I’m still trying to figure out how the ablative armor gets blown up without the shields going down… perhaps the Borg ship took out their shields in seconds flat, and all they had left was armor?

Boy, it’d sure suck to have to try and abandon ship via escape pods with that armor in place.

I was kinda (not really, but the thought was there) hoping that the next Star Trek series would be the adventures of Naomi, Echeb, and the other Borglings at Star Fleet Academy. Oh, well. Guess we get to go back to the plywood-and-christmas-tree-lights world of Pre-Classic Trek.

Fiver:

non-babble tech defense of Voyager? how about Seven of Nine in her high technology Borg silver cat suit? and Borg high heeels?

“Voyager” blew from the first episode. Even Seven’s cat suit lost some of its charm when I got the big TV and could see the stays. Some.

The interesting next Trek series would be set right after Cochran invents warp drive, with rebuilding the Earth and getting to know the Vulcans.

“Enterprise” has potential, although it will probably be squandered like “Voyager.” I hope so, since there’s so little worth watching. Especially since “Lone Gunmen” got axed. Maybe UPN will pick it up like “Buffy” and “Roswell.”

Guess I’m gonna have to get cable so I can watch “Babylon 5” reruns.

Exactly. This was the biggest strike against the series. Seven years away from home and they come back looking as good as the day they left! If they can do this, it makes me wonder why Star Fleet even needs Star Bases.

And only two children born in seven years? I guess most of the crew used the holodeck for their sexual needs!

Fiver

Naomi Wildman meet her father for the first time (especially since her mother seems to have vanished).

Actually, I’ve been wondering about this one.

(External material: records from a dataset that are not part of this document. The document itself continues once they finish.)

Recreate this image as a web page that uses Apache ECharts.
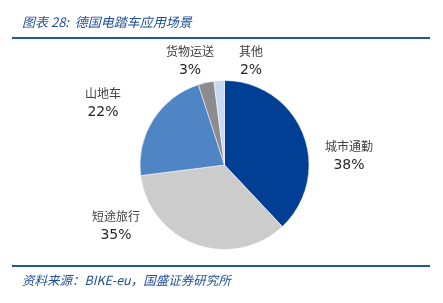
<!DOCTYPE html>
<html><head><meta charset="utf-8">
<script src="https://cdn.jsdelivr.net/npm/echarts@6/dist/echarts.min.js"></script>
<style>html,body{margin:0;padding:0;background:#fff}#c{width:443px;height:303px}</style>
</head><body><div id="c"></div>
<script>
const categories = ['城市通勤', '短途旅行', '山地车', '货物运送', '其他'];
const values = [38, 35, 22, 3, 2];
const colors = ['#003F94', '#CCCCCC', '#4F85C5', '#8C8C8C', '#C5D9F1'];
const titleText = '图表 28:  德国电踏车应用场景';
const sourceText = '资料来源：BIKE-eu，国盛证券研究所';
// label block centres (layout only)
const labelPos = [[349, 156], [116, 226], [103, 103], [190, 61], [251, 61]];

const chart = echarts.init(document.getElementById('c'));
chart.setOption({
  animation: false,
  graphic: [
    {type: 'text', left: 22, top: 16, style: {text: titleText, fill: '#1F4E9A', font: 'italic 13px "Noto Sans CJK SC"'}},
    {type: 'rect', shape: {x: 12, y: 37, width: 418, height: 2}, style: {fill: '#1F56A8'}},
    {type: 'rect', shape: {x: 12, y: 265, width: 418, height: 2}, style: {fill: '#1F56A8'}},
    {type: 'text', left: 22, top: 274, style: {text: sourceText, fill: '#1F4E9A', font: 'italic 12.5px "Noto Sans CJK SC"'}}
  ],
  series: [{
    type: 'pie',
    center: [224.5, 165],
    radius: 84.5,
    startAngle: 90,
    clockwise: true,
    data: categories.map((n, i) => ({name: n, value: values[i], itemStyle: {color: colors[i]}})),
    itemStyle: {borderColor: '#fff', borderWidth: 0.5},
    label: {
      show: true, position: 'outside',
      formatter: '{n|{b}}\n{p|{d}%}',
      align: 'center',
      rich: {
        n: {fontFamily: '"Noto Sans CJK SC"', fontSize: 12, color: '#404040', lineHeight: 18, align: 'center'},
        p: {fontFamily: '"DejaVu Sans", Verdana', fontSize: 14, color: '#262626', lineHeight: 19, align: 'center'}
      }
    },
    labelLine: {show: false},
    labelLayout: function (p) {
      const pos = labelPos[p.dataIndex];
      return {x: pos[0], y: pos[1], align: 'center', verticalAlign: 'middle'};
    }
  }]
});
</script></body></html>
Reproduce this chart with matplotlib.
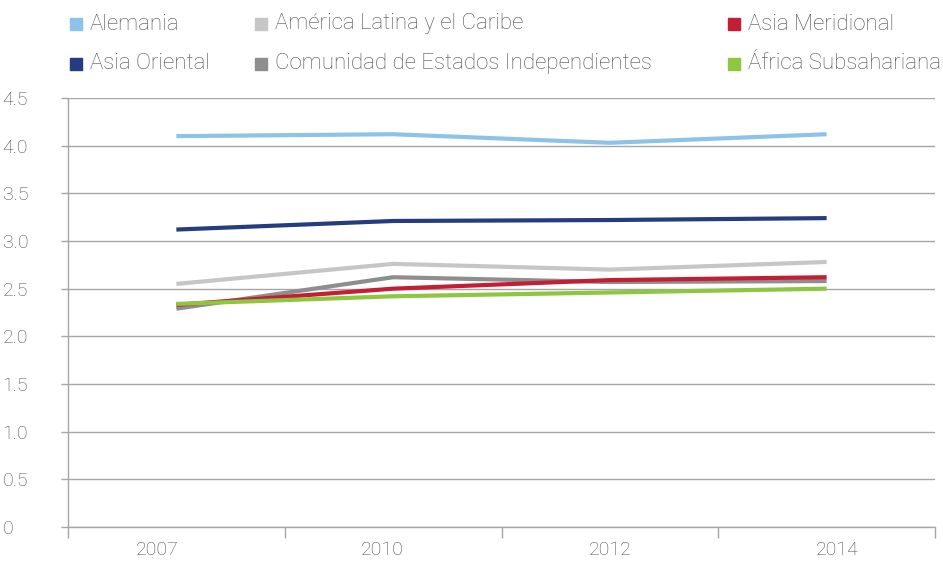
import matplotlib

matplotlib.use("Agg")
import matplotlib.pyplot as plt
from matplotlib.patches import Rectangle

plt.rcParams.update({"font.family": ["Roboto", "DejaVu Sans"], "font.weight": "light"})

years = ["2007", "2010", "2012", "2014"]
y_ticks = [0, 0.5, 1.0, 1.5, 2.0, 2.5, 3.0, 3.5, 4.0, 4.5]
y_labels = ["0", "0.5", "1.0", "1.5", "2.0", "2.5", "3.0", "3.5", "4.0", "4.5"]

alemania = [4.10, 4.12, 4.03, 4.12]
asia_oriental = [3.12, 3.21, 3.22, 3.24]
america_latina = [2.55, 2.76, 2.70, 2.78]
cei = [2.29, 2.62, 2.57, 2.58]
asia_meridional = [2.33, 2.50, 2.59, 2.62]
africa_sub = [2.34, 2.42, 2.46, 2.50]

series = [
    ("Alemania", alemania, "#8DC3E9"),
    ("Asia Oriental", asia_oriental, "#253C80"),
    ("América Latina y el Caribe", america_latina, "#C6C6C6"),
    ("Comunidad de Estados Independientes", cei, "#8E8E8E"),
    ("Asia Meridional", asia_meridional, "#C41E34"),
    ("África Subsahariana", africa_sub, "#8DC63F"),
]

text_color = "#4f4f4f"
axis_color = "#a6a6a6"

fig = plt.figure(figsize=(9.43, 5.61), dpi=100)
W, H = 943, 561
ax = fig.add_axes([68 / W, 1 - 527 / H, (935 - 68) / W, (527 - 98) / H])

x = range(len(years))
for name, vals, color in series:
    ax.plot(x, vals, color=color, lw=3.0, solid_capstyle="butt", zorder=3)

ax.set_xlim(-0.5, len(years) - 0.5)
ax.set_ylim(0, 4.5)
ax.set_yticks(y_ticks)
ax.set_yticklabels(y_labels)
# year labels sit slightly off the category centres, spread evenly
ax.set_xticks([-0.09, 0.95, 2.0, 3.05])
ax.set_xticklabels(years)
ax.set_xticks([i - 0.5 for i in range(len(years) + 1)], minor=True)
ax.tick_params(axis="x", which="major", length=0, pad=10, labelsize=14, colors=text_color)
ax.tick_params(axis="x", which="minor", length=8, width=1, color=axis_color, direction="out")
ax.tick_params(axis="y", length=5, width=1, color=axis_color, pad=42, labelsize=14,
               labelcolor=text_color)
for lbl in ax.get_yticklabels():
    lbl.set_horizontalalignment("left")

ax.grid(axis="y", color=axis_color, lw=1)
ax.set_axisbelow(True)
for side in ("top", "right"):
    ax.spines[side].set_visible(False)
for side in ("left", "bottom"):
    ax.spines[side].set_color(axis_color)
    ax.spines[side].set_linewidth(1)

# legend laid out in three columns above the plot
legend_pos = [(70, 24), (70, 64), (255, 24), (255, 64), (728, 24), (728, 64)]
for (name, vals, color), (lx, ly) in zip(series, legend_pos):
    fig.patches.append(Rectangle((lx / W, 1 - (ly + 6) / H), 12 / W, 12 / H,
                                 transform=fig.transFigure, color=color))
    fig.text((lx + 20) / W, 1 - ly / H, name, fontsize=16, color=text_color,
             va="center", ha="left")

fig.savefig("out.png", dpi=100)
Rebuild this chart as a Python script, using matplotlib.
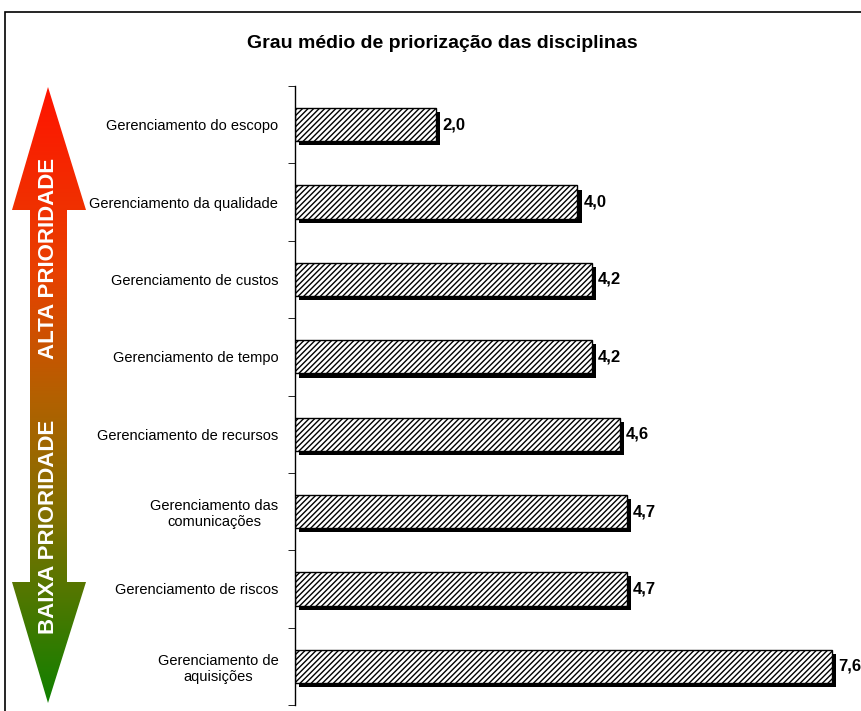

Since my city didn’t get UPN on its cable lineup when Voyager first moved to UPN, I missed a season or two and had to catch up on them in reruns later on. (UPN came to my town later on). But I’d always assumed I must have missed an episode – I’ve been wondering what ever did happen to Naomi’s mom…?

I would have liked to see their actual return to Earth, too. Especially how Seven would have handled it.

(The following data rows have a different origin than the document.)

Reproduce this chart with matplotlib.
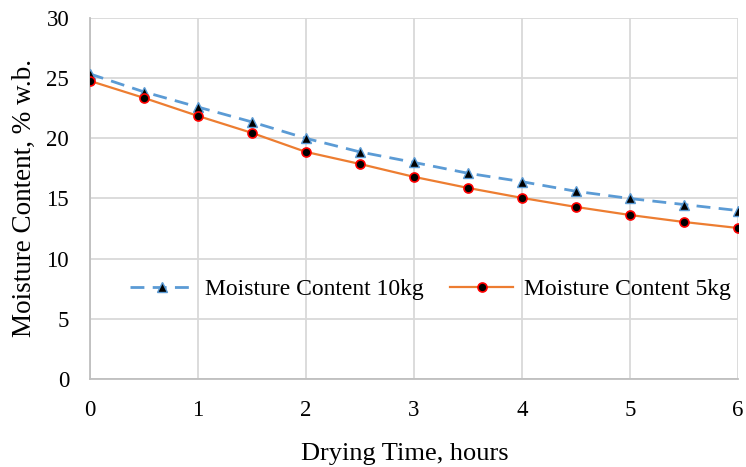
import matplotlib
matplotlib.use("Agg")
import matplotlib.pyplot as plt

time_h = [0, 0.5, 1, 1.5, 2, 2.5, 3, 3.5, 4, 4.5, 5, 5.5, 6]
mc_10kg = [25.35, 23.86, 22.6, 21.36, 20.0, 18.87, 18.0, 17.1, 16.4, 15.6, 15.0, 14.5, 14.0]
mc_5kg = [24.77, 23.36, 21.86, 20.45, 18.87, 17.87, 16.8, 15.88, 15.05, 14.3, 13.63, 13.05, 12.55]

plt.rcParams['font.family'] = ['Liberation Serif', 'DejaVu Serif']

fig = plt.figure(figsize=(7.46, 4.67), dpi=100)
ax = fig.add_axes([0.1206, 0.1884, 0.9890 - 0.1206, 0.9615 - 0.1884])

ax.plot(time_h, mc_10kg, linestyle=(0, (5, 3)), color='#5b9bd5', linewidth=2,
        marker='^', markersize=6.5, markerfacecolor='black', markeredgecolor='#5b9bd5',
        markeredgewidth=1, label='Moisture Content 10kg', zorder=3)
ax.plot(time_h, mc_5kg, linestyle='-', color='#ed7d31', linewidth=1.6,
        marker='o', markersize=6.5, markerfacecolor='black', markeredgecolor='red',
        markeredgewidth=1.2, label='Moisture Content 5kg', zorder=4)

ax.set_xlim(0, 6)
ax.set_ylim(0, 30)
ax.set_xticks(range(0, 7))
ax.set_yticks(range(0, 31, 5))
ax.grid(True, color='#d9d9d9', linewidth=1.3)
ax.set_axisbelow(True)
for s in ['top', 'right']:
    ax.spines[s].set_visible(False)
for s in ['left', 'bottom']:
    ax.spines[s].set_color('#bfbfbf')
    ax.spines[s].set_linewidth(1.3)
ax.tick_params(axis='both', length=0, labelsize=16.5)
ax.tick_params(axis='x', pad=15)
ax.tick_params(axis='y', pad=15)

ax.set_xlabel('Drying Time, hours', fontsize=19)
ax.xaxis.set_label_coords(0.486, -0.177)
ax.set_ylabel('Moisture Content, % w.b.', fontsize=19.5, labelpad=7)

ax.legend(loc='center', bbox_to_anchor=(0.526, 0.249), ncol=2, frameon=False,
          fontsize=17, handlelength=2.7, columnspacing=1.1, handletextpad=0.47)

fig.savefig('out.png', dpi=100)
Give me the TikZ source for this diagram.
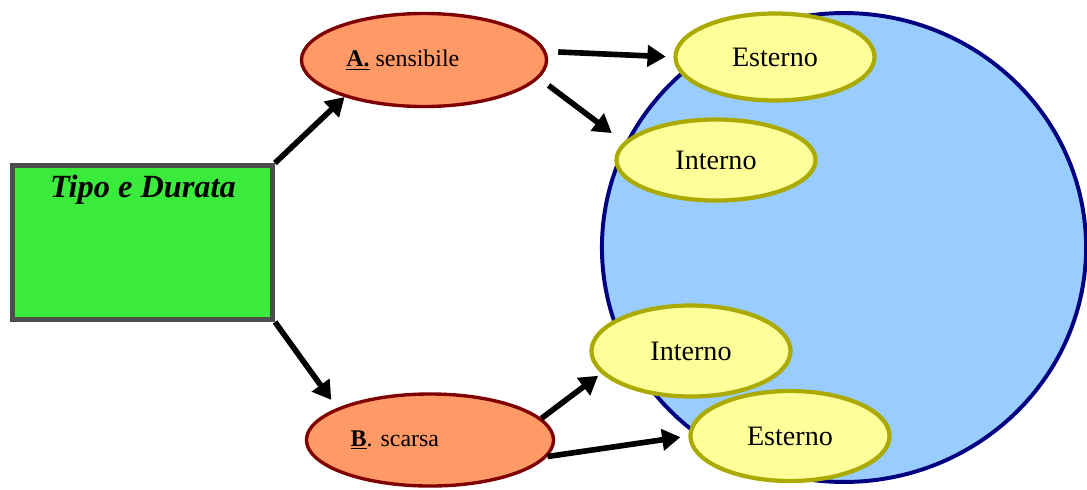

Voyager never moved to UPN. It started on UPN. It started WITH UPN. IIRC, Voyager Episode 1 was the first thing officially shown on UPN. (On my birthday!)

I won’t defend the show, but I will contend that there were at least three really good episodes… the one where the Doctor is sent to a top-secret Federation ship captured by the Romulans (and he deals with the EMH Mark III)… the one where the Doctor is sent back to Federation space to help cure his maker, Docter Zimmerman… and the one where the Doctor (noticing a trend here?) has to try to prove that he is, indeed, a person.

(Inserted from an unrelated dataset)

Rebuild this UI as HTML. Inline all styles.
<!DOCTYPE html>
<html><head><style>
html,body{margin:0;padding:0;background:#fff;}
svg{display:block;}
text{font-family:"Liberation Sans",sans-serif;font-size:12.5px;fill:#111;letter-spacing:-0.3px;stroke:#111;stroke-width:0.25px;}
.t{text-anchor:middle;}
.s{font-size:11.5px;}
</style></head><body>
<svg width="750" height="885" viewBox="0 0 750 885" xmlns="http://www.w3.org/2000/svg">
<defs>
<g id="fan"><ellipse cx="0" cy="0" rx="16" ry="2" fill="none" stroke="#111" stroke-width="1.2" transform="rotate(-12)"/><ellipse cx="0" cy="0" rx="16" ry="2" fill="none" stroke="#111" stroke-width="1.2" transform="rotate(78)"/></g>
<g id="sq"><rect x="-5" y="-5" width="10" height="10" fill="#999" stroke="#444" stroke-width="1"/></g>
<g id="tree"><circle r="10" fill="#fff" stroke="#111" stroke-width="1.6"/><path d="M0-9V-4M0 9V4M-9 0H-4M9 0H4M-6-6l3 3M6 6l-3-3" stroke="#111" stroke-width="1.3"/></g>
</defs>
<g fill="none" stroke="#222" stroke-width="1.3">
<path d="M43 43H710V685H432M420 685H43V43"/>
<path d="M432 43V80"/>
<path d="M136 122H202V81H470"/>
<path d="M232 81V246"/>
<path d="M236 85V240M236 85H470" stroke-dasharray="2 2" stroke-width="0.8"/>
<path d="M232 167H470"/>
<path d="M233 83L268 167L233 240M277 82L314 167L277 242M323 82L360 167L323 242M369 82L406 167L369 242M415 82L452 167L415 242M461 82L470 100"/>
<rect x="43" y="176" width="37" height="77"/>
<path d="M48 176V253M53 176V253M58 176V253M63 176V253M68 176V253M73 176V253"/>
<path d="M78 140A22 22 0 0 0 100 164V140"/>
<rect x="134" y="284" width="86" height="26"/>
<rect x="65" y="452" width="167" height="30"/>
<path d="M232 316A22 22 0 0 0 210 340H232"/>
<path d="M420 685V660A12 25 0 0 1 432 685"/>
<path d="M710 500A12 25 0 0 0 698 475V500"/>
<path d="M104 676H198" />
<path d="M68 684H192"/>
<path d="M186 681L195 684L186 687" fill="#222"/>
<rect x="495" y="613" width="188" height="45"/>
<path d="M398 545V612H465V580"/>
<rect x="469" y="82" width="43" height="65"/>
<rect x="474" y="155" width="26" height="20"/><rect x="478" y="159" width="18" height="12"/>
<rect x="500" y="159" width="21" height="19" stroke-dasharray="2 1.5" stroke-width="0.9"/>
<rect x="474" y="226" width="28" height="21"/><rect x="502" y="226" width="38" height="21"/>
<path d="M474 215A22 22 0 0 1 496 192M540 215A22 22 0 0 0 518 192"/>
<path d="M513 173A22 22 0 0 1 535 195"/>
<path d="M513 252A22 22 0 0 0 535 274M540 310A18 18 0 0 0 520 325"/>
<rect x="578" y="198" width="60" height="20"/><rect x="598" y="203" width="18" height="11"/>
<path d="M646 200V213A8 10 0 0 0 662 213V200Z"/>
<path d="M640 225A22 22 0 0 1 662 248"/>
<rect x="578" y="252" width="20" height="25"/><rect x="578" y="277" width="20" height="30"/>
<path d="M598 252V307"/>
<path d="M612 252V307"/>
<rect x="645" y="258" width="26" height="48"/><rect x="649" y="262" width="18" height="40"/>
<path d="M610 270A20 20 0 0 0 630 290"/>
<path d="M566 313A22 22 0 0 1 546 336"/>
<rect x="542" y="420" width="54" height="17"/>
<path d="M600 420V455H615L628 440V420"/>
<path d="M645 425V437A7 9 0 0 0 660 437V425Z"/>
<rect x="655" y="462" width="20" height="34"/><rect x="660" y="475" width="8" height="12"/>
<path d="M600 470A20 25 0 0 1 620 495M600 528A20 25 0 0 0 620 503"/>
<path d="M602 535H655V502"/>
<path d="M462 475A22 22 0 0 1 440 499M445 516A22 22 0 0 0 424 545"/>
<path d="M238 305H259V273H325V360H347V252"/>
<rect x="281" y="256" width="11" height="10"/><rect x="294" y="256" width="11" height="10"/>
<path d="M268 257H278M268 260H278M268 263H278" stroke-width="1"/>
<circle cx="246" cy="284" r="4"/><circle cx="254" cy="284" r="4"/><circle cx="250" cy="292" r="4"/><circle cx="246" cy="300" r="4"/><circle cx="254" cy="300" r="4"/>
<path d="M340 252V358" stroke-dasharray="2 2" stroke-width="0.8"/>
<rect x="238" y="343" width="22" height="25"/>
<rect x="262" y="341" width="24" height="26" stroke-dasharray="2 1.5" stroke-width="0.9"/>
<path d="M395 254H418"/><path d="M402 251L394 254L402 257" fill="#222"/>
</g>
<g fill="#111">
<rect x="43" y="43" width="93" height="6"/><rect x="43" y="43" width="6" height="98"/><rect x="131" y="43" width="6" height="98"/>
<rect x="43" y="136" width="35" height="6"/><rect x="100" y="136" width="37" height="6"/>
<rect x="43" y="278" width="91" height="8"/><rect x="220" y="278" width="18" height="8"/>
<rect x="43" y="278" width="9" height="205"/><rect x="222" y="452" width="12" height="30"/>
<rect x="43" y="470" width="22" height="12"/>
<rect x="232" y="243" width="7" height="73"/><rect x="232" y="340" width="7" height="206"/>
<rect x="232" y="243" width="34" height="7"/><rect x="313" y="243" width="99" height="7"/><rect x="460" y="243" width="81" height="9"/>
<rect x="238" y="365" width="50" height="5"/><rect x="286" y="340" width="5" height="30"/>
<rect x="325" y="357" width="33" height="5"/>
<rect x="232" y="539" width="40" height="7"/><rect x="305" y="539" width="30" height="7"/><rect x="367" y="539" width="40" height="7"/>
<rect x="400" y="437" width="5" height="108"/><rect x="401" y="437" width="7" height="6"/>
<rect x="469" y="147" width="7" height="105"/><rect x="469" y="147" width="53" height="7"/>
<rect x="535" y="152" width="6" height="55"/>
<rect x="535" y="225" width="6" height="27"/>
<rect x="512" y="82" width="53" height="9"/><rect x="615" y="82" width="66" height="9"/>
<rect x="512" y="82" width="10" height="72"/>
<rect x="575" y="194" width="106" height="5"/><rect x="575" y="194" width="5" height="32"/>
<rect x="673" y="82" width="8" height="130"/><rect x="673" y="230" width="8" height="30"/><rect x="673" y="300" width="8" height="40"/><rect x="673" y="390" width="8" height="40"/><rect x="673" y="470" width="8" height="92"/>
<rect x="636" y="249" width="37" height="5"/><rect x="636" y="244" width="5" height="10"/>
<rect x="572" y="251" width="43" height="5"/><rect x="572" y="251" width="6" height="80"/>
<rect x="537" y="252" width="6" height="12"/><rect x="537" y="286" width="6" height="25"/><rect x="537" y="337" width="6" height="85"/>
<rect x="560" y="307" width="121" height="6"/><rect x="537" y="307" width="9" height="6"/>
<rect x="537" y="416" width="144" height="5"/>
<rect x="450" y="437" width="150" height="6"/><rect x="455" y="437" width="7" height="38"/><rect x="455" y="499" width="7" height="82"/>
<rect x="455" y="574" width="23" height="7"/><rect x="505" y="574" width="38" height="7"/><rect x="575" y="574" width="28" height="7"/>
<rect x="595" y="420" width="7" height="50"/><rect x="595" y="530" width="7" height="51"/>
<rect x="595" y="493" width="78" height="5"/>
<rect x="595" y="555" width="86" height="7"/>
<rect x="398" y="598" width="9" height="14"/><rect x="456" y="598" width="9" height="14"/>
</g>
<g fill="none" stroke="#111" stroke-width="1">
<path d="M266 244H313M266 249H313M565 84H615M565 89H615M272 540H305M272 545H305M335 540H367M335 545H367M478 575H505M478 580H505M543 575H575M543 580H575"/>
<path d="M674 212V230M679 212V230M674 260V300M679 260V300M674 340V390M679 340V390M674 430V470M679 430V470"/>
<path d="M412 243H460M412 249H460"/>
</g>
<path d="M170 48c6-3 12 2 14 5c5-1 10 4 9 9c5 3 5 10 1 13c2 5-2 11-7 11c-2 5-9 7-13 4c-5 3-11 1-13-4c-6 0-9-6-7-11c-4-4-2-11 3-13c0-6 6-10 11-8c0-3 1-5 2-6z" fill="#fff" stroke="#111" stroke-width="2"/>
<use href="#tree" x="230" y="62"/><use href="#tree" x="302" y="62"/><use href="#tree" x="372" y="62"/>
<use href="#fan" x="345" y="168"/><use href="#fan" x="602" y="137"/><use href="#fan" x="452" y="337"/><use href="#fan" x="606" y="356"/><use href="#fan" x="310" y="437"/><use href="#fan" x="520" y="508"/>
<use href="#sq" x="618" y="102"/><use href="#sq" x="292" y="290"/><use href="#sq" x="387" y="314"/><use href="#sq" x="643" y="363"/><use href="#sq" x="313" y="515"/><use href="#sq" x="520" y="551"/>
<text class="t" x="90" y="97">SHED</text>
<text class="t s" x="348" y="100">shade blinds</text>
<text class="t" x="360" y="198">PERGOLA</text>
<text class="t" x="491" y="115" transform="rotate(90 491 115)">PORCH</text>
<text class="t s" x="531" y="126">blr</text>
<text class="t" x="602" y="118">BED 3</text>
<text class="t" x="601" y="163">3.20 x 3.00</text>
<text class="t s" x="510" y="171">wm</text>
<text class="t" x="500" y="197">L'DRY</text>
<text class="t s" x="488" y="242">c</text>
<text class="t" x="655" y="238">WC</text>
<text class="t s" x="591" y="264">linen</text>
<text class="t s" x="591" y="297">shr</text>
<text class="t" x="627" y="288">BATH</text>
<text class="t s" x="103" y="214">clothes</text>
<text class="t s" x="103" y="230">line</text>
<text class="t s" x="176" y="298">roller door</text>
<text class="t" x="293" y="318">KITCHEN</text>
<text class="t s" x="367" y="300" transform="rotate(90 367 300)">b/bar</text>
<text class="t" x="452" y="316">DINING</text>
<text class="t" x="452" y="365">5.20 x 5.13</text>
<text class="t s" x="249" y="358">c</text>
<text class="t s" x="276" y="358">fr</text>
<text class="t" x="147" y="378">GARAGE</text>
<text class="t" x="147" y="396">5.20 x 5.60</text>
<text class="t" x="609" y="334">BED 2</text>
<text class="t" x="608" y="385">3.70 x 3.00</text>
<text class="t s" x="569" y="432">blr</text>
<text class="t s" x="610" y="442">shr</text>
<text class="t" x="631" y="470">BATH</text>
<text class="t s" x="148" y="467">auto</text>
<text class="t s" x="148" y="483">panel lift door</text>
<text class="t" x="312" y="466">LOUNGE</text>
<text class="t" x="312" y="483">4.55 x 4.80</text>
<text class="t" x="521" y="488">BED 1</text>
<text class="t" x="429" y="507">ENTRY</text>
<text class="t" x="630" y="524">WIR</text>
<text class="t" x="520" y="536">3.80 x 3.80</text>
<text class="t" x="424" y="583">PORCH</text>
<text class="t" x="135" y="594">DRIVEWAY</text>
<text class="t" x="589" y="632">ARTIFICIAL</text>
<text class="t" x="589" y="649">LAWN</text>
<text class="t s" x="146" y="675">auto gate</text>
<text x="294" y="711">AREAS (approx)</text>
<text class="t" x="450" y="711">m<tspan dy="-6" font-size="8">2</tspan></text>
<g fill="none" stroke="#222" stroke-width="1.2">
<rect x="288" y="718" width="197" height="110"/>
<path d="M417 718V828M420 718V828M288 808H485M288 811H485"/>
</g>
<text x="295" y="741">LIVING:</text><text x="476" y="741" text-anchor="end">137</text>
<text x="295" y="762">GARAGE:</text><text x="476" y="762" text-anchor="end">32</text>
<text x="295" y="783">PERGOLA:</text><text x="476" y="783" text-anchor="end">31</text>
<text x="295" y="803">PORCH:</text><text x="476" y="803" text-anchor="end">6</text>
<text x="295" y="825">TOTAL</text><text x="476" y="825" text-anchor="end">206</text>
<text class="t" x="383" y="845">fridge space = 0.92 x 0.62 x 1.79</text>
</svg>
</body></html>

(My apologies for not knowing the episode names… I never pay attention to those.)

Don’t forget about Sisko’s visit from the Temporal police during the Trials and Tribble-ations episode of DS9. I can’t remember if they called it a Temporal Prime Directive, but they did talk about not interfering in the past, and it did require an investigation.

Did she play the Borg Queen in the finale? The Borg Queen is usually played by another actress on Voyager.

I missed the finale, but they are supposed to be airing it again tonight, so I might catch it.